The report documented a wide range of human rights abuses, including the IS group's conscription of some 3,500 people into slavery, mainly women and children from the Yazidi religious minority captured in the summer of 2014 and forced into sexual slavery.

It said another 800 to 900 children were abducted from Iraq's second largest city, Mosul, for religious and military training. It said a number of IS child soldiers were killed by the extremists when they tried to flee fighting in the western Anbar province.

The reports called the civilian death toll in Iraq "staggering." It also detailed the various methods the IS group has employed to kill its enemies, including public beheadings, running people over with bulldozers, burning them alive and throwing them off buildings.
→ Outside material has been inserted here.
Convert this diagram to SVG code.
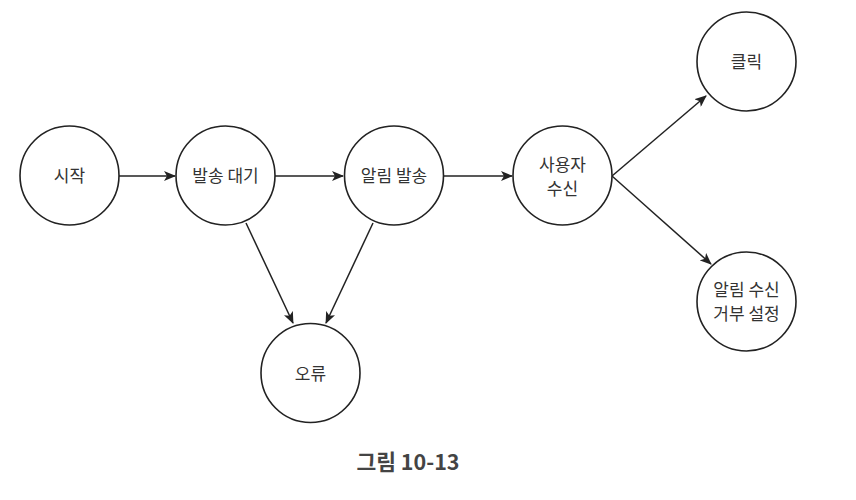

Such acts are "systematic and widespread... abuses of international human rights law and humanitarian law," the report said. "These acts may, in some instances, amount to war crimes, crimes against humanity, and possibly genocide."

Iraqi forces have advanced against the IS group on a number of fronts in recent months and driven them out of the western city of Ramadi.

But U.N. envoy Jan Kubis said in a statement that "despite their steady losses to pro-government forces, the scourge of ISIL continues to kill, maim and displace Iraqi civilians in the thousands and to cause untold suffering."

U.N. human rights chief Zeid Raad al-Hussein said the civilian death toll may be considerably higher.

"Even the obscene casualty figures fail to accurately reflect exactly how terribly civilians are suffering in Iraq," he said in a statement.

IS swept across northern and western Iraq in the summer of 2014 and still controls much of Iraq and neighboring Syria. It has set up a self-styled caliphate in the territories under its control, which it governs with a harsh and violent interpretation of Islamic law.